(Some records)

****************

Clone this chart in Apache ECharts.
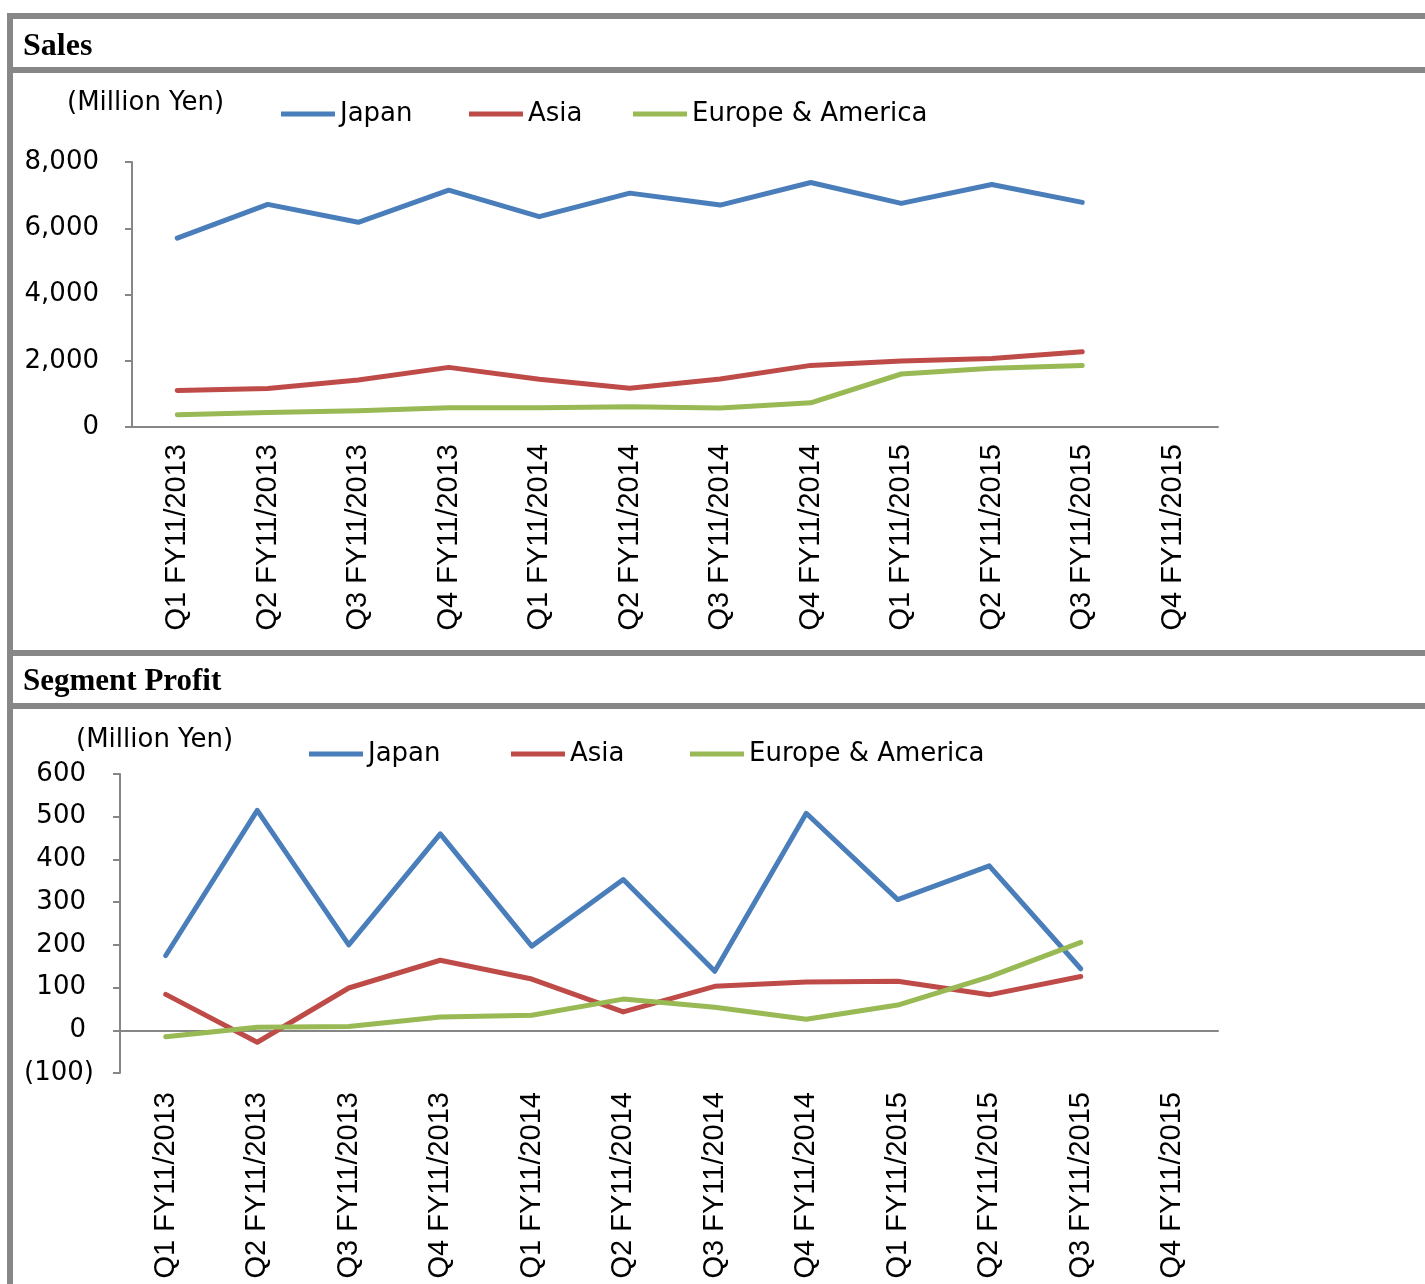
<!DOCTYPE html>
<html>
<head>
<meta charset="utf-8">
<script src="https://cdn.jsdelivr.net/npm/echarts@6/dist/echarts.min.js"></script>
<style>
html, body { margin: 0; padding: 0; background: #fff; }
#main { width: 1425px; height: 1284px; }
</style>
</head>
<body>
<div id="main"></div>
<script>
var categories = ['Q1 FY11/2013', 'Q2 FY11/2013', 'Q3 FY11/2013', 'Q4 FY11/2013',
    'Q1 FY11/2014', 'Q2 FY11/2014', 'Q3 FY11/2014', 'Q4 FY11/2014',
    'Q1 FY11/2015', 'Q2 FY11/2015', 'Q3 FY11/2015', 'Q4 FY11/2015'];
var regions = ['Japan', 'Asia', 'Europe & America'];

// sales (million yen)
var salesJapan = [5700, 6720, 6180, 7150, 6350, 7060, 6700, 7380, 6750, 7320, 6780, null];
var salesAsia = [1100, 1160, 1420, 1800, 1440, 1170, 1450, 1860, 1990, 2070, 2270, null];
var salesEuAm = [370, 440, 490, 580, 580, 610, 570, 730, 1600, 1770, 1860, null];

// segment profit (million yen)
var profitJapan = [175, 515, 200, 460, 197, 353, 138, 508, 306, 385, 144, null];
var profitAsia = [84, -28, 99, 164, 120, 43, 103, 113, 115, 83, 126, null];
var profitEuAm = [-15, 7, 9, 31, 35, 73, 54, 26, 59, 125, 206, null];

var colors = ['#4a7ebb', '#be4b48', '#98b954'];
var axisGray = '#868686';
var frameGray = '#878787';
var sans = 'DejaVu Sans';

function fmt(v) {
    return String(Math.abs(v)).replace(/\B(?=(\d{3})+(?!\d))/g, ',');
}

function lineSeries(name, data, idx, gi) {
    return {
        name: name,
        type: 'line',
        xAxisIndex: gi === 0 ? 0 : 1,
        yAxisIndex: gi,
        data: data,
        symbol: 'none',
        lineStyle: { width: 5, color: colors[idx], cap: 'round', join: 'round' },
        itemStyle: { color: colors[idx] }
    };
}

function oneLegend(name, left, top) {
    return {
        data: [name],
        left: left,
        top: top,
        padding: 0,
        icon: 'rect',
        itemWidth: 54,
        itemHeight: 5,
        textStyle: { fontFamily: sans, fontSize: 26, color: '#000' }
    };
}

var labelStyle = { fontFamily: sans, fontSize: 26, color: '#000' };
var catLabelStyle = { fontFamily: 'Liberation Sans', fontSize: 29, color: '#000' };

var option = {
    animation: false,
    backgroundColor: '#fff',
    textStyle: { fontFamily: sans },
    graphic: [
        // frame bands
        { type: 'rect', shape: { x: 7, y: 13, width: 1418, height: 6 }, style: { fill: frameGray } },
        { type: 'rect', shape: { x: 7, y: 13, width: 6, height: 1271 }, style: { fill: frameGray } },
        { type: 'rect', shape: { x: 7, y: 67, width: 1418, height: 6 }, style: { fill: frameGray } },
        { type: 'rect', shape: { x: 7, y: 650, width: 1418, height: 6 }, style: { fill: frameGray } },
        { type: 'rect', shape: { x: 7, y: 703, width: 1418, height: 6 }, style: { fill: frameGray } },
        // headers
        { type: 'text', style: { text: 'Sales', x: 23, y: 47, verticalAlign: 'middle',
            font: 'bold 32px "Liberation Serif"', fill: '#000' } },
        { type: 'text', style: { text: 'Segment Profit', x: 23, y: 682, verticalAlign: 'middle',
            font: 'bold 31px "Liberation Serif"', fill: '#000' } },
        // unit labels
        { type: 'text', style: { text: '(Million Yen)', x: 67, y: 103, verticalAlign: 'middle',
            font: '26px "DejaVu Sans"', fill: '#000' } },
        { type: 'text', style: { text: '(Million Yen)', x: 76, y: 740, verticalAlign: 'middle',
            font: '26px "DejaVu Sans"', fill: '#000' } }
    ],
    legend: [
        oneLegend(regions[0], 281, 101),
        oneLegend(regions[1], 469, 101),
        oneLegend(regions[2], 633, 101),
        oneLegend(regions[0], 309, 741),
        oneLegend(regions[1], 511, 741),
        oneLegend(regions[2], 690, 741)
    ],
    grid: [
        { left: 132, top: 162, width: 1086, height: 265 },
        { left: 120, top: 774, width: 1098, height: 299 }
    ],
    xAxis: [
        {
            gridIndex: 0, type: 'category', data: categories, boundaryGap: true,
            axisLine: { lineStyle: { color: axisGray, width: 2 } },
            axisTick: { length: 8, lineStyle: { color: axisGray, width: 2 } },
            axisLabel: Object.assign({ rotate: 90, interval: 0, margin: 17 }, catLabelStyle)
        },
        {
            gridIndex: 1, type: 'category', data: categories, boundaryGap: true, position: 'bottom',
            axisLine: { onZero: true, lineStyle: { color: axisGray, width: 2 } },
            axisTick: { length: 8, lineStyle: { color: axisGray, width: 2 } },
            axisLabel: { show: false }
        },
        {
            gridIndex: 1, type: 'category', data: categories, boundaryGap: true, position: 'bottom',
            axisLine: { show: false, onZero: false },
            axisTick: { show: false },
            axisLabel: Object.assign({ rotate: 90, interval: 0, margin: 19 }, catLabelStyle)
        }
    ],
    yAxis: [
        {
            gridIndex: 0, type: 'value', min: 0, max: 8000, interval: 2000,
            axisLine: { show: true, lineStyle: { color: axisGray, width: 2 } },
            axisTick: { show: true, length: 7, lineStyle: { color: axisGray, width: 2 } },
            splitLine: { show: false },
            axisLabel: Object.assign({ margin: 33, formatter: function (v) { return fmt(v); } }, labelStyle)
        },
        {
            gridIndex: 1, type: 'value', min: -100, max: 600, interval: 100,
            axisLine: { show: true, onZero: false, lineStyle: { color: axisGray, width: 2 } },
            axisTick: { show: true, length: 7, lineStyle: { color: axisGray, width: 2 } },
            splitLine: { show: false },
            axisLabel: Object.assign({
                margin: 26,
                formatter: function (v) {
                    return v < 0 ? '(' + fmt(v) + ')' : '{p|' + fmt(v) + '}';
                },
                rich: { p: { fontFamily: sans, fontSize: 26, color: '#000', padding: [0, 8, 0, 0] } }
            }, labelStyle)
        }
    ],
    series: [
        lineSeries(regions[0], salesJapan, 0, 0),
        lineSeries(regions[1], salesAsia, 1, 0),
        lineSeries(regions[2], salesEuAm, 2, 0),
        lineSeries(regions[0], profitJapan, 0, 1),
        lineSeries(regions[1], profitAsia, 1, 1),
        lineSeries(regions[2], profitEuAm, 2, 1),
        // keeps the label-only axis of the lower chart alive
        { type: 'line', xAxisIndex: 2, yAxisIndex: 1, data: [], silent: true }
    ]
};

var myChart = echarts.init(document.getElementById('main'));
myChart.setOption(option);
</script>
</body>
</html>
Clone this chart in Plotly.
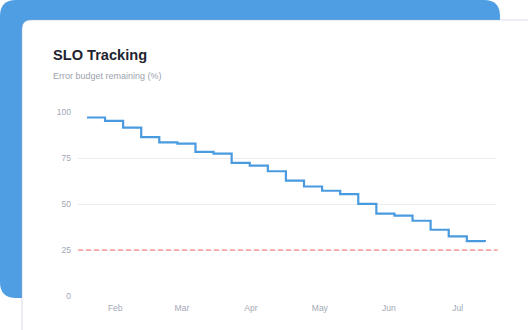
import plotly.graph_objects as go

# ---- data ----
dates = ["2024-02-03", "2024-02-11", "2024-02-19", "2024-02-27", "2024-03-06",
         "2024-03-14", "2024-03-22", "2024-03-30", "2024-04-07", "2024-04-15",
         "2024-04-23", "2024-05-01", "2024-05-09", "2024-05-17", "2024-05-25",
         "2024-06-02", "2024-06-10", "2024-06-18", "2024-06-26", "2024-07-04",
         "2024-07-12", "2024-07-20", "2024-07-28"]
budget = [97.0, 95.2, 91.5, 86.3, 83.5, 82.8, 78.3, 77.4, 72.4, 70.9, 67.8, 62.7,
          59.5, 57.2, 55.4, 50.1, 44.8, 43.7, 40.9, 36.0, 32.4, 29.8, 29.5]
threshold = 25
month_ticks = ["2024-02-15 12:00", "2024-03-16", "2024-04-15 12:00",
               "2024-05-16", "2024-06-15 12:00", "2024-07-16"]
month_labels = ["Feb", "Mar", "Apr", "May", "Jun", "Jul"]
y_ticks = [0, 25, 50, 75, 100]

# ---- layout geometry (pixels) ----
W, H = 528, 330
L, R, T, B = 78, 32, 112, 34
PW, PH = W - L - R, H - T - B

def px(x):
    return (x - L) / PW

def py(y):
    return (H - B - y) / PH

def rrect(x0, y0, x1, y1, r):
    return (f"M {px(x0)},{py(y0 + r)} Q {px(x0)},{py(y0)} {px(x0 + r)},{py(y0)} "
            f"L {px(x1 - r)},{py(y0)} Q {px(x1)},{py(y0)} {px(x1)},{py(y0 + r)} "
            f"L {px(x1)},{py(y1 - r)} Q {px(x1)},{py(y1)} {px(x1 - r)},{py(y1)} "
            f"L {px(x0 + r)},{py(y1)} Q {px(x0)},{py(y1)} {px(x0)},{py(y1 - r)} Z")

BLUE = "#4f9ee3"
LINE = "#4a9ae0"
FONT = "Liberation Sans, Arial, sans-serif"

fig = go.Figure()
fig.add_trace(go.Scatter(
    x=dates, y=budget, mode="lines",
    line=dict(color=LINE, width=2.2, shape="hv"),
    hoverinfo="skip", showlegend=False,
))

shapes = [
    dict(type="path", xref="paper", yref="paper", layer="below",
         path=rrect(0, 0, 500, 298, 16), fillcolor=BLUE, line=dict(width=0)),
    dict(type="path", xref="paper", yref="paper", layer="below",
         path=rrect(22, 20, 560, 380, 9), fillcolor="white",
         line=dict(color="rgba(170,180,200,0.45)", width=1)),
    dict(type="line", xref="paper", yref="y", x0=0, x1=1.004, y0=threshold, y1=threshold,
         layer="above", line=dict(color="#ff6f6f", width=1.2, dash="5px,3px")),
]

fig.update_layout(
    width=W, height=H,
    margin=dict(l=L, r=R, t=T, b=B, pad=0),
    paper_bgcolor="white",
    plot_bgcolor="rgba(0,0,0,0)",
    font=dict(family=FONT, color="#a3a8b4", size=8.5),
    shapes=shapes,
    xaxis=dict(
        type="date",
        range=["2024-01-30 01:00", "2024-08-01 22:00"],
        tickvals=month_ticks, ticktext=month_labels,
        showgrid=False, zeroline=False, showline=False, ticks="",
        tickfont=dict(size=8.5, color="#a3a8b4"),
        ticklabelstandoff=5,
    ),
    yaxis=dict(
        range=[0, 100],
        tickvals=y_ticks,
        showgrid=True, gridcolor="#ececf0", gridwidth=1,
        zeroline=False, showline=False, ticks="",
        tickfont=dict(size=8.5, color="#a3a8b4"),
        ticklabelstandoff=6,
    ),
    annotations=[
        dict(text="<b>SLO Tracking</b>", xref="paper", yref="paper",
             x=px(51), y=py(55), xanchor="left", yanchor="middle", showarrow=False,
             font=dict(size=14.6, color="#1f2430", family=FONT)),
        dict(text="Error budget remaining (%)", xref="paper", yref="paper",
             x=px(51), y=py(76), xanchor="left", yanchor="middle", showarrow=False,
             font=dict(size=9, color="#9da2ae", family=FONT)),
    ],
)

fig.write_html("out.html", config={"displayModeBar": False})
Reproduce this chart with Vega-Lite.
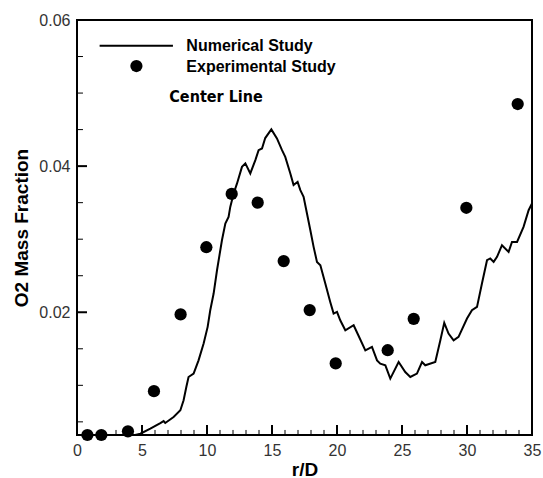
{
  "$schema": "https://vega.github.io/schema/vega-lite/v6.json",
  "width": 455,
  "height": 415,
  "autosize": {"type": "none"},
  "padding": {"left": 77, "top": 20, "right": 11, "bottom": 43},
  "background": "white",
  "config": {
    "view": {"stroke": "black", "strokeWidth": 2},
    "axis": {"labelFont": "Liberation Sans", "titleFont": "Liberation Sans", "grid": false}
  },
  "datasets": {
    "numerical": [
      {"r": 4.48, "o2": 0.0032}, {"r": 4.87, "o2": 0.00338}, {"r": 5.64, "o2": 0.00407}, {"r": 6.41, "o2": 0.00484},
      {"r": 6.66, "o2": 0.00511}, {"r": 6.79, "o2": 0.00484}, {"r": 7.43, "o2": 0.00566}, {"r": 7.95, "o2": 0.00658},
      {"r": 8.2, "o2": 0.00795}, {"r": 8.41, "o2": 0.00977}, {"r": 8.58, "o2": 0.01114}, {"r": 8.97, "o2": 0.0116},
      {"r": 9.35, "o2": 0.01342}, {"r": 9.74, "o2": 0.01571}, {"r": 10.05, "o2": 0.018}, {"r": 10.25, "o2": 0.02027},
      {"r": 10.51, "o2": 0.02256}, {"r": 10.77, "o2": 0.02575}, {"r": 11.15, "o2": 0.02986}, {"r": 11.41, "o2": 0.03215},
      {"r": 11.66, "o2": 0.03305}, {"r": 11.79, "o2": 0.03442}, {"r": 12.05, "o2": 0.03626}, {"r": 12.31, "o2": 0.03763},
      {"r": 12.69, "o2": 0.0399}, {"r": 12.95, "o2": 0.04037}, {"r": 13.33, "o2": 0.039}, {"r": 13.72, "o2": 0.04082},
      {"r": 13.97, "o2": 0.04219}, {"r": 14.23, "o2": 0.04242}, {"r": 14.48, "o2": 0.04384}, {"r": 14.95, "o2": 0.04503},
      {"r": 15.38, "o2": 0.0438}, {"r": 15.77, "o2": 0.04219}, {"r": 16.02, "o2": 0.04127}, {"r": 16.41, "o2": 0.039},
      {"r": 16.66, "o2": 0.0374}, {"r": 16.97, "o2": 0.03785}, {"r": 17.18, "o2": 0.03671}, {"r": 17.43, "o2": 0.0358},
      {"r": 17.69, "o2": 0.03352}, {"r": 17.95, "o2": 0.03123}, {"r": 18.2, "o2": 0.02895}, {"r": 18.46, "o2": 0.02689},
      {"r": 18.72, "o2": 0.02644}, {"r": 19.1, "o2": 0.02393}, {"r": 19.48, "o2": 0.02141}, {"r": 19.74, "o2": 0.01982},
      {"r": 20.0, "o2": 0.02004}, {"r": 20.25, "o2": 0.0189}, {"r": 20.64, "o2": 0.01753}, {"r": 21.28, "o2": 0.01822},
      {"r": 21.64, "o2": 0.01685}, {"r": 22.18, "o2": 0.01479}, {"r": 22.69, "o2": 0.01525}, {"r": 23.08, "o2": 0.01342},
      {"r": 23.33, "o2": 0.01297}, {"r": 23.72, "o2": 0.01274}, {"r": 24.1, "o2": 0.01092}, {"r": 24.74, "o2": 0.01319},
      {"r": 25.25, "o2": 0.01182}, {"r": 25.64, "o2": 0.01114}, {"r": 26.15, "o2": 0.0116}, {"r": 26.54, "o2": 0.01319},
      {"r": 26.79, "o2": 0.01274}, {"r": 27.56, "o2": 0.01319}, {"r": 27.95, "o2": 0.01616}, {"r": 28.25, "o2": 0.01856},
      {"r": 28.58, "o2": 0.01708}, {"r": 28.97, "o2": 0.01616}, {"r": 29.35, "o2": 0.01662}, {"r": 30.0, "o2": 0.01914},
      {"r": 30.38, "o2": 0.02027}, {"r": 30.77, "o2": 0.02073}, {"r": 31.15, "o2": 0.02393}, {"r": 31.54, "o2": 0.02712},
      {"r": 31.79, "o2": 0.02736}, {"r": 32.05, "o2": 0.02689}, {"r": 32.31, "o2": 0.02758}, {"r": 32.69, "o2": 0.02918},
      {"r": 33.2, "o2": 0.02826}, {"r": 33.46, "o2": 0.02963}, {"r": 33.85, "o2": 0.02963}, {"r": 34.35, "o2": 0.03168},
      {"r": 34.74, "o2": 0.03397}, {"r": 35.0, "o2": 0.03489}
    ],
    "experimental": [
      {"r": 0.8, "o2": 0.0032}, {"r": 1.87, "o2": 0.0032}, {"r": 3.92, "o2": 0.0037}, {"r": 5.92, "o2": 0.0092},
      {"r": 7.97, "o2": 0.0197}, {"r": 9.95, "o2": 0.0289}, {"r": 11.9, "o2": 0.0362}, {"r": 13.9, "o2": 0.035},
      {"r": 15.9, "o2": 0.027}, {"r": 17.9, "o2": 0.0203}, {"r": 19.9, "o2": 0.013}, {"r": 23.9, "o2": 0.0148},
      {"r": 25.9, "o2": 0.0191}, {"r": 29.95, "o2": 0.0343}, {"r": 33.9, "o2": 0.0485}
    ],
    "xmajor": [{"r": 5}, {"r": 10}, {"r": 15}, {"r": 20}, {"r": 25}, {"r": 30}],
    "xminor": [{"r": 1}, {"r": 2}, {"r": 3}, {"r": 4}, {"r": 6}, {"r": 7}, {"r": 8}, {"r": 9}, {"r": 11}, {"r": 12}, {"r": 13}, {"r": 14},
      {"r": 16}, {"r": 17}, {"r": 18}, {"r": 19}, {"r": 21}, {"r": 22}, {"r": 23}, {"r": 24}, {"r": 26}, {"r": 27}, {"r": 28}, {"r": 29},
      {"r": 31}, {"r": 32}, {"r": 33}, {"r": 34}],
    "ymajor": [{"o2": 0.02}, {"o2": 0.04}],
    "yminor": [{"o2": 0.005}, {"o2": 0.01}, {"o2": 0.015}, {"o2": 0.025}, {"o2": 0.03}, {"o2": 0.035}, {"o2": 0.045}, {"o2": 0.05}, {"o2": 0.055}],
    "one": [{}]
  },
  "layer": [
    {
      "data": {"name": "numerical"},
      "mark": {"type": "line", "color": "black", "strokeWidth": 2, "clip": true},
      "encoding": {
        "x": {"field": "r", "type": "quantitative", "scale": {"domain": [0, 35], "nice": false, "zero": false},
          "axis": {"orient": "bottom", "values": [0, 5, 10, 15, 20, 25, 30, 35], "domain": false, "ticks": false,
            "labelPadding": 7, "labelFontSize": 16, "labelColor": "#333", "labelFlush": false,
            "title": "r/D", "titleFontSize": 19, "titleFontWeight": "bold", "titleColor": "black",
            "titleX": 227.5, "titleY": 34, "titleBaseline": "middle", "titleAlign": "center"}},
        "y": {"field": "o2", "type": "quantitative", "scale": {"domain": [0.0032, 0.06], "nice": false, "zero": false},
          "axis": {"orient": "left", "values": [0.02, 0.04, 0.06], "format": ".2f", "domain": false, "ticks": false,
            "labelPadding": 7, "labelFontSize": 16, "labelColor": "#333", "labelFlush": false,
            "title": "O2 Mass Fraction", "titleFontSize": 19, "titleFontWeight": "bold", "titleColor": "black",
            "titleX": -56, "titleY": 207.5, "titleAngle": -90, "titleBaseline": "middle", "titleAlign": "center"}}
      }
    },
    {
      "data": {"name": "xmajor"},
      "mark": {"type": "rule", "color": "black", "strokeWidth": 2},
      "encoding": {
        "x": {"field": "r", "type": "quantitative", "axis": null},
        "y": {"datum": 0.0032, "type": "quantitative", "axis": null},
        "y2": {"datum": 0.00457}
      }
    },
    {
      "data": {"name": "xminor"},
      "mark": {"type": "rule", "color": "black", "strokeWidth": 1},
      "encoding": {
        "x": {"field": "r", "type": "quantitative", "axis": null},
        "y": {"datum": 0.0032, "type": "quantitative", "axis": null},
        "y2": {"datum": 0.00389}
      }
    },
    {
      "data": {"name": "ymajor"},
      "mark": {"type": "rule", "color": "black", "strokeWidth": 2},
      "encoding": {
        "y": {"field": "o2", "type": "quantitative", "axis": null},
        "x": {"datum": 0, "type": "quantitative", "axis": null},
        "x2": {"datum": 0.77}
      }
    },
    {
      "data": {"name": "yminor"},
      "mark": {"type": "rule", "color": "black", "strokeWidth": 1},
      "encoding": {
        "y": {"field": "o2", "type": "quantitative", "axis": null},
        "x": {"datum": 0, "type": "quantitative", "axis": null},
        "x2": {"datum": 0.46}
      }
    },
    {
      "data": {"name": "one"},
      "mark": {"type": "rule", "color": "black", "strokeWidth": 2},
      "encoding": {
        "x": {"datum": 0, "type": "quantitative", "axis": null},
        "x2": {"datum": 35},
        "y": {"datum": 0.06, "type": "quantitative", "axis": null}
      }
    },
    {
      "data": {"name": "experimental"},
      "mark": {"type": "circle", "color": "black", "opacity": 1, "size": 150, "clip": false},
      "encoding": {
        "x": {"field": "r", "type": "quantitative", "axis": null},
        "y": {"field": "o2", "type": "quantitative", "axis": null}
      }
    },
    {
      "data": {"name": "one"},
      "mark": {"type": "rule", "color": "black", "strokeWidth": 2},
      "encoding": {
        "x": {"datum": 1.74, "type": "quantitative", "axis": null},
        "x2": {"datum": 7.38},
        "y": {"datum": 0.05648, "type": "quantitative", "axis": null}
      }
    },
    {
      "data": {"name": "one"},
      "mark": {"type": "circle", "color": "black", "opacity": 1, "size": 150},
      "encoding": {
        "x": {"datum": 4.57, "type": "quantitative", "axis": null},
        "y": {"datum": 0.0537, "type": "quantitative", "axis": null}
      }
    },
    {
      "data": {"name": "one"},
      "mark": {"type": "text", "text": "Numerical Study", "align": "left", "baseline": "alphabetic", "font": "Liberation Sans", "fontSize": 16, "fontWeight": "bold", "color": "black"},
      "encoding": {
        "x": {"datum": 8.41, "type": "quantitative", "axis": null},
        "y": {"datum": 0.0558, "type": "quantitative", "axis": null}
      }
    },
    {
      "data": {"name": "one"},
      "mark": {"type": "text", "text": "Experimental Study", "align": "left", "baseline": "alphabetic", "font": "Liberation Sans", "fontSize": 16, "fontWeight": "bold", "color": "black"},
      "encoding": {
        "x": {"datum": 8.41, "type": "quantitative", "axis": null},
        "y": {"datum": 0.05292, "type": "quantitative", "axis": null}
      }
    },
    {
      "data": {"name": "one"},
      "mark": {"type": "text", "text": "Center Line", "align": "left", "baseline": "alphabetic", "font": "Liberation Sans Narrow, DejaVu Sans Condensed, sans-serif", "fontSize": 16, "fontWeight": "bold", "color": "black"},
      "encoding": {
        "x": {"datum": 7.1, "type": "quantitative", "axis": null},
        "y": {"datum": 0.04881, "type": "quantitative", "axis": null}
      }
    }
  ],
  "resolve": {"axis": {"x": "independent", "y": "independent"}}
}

****************

**What this task involves**.
Repeat exactly the part that opens with the line containing "Clone this chart in Plotly." and closes with the line containing "return (H - B - y) / PH". Include both end lines, and drop the pictures.

**Result of the task**.
Clone this chart in Plotly.
import plotly.graph_objects as go

# ---- data ----
dates = ["2024-02-03", "2024-02-11", "2024-02-19", "2024-02-27", "2024-03-06",
         "2024-03-14", "2024-03-22", "2024-03-30", "2024-04-07", "2024-04-15",
         "2024-04-23", "2024-05-01", "2024-05-09", "2024-05-17", "2024-05-25",
         "2024-06-02", "2024-06-10", "2024-06-18", "2024-06-26", "2024-07-04",
         "2024-07-12", "2024-07-20", "2024-07-28"]
budget = [97.0, 95.2, 91.5, 86.3, 83.5, 82.8, 78.3, 77.4, 72.4, 70.9, 67.8, 62.7,
          59.5, 57.2, 55.4, 50.1, 44.8, 43.7, 40.9, 36.0, 32.4, 29.8, 29.5]
threshold = 25
month_ticks = ["2024-02-15 12:00", "2024-03-16", "2024-04-15 12:00",
               "2024-05-16", "2024-06-15 12:00", "2024-07-16"]
month_labels = ["Feb", "Mar", "Apr", "May", "Jun", "Jul"]
y_ticks = [0, 25, 50, 75, 100]

# ---- layout geometry (pixels) ----
W, H = 528, 330
L, R, T, B = 78, 32, 112, 34
PW, PH = W - L - R, H - T - B

def px(x):
    return (x - L) / PW

def py(y):
    return (H - B - y) / PH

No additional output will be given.